I have an ELK setup in my org. We're working on improving the reliability of the system. We have 22 data nodes running in the cluster
Having co-ordinator nodes is something that was suggested to us. We want to make sure having co-ordinator nodes would benefit us. How do we decide on this decision? Is there a set of metrics with which we can decide?
I'm also fairly new to the ELK system. I have read about why co-ordinator nodes are used and how it can help. But i'm still confused if it is right for us to use co-ordinator nodes
Is there a specific metric with which I can track how many requests does each data node in my current cluster get for which the data is not within the shard that it holds?
This implies some current/recent unreliability, right?
Can you describe in what way the current system is unreliable? Does something crash, if so what specifically, and how often? Do you know/understand why?
Or does it just get (too) slow? If so, what specifically gets slow?
Helpful would be, in very general terms, what does the cluster do? Was it always 22 nodes, or is it growing ? Do you have some documentation on why you have a 22 node cluster, and why not a 20 or 25 or 50 or whatever node cluster - I mean where does that size come from, e.g. some calculation based on assumptions?
The specific co-ordinator node question IMO jumps a little bit ahead, let's see if we can better understand the problem you need fixed.
Yes. It has been happening time to time.

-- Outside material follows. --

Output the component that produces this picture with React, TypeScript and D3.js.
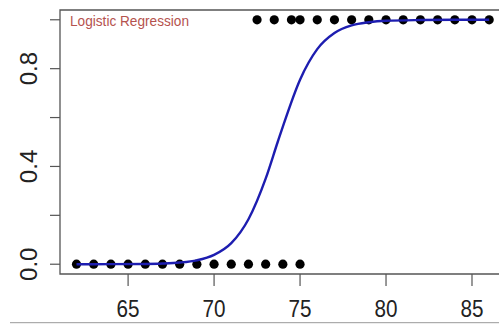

But is was not occasional and keeps happening, we decided it's time to improve it.
ES goes to yellow status or red status sometimes
Users get 5xx when accessing Kibana due to this and it has been a pain
This does not happen always when ES is yellow or red
Sometimes even when ES is yellow or red, it never becomes an issue for the end users
The issue is mostly with ES. But what exactly with ES, we don't really know. We started digging a bit. Some of the reasons that we identified for the past 2 incidents were these:
A memory spike observed for the ES nodes (but not in JVM heap) due to which somes ES nodes were unavailable
ES being overwhelmed by high volume of logs and started ratelimiting writes from logstash. This directly affected users trying to query in Kibana
Queries in kibana gets slow or gets timed out or throws 5xx.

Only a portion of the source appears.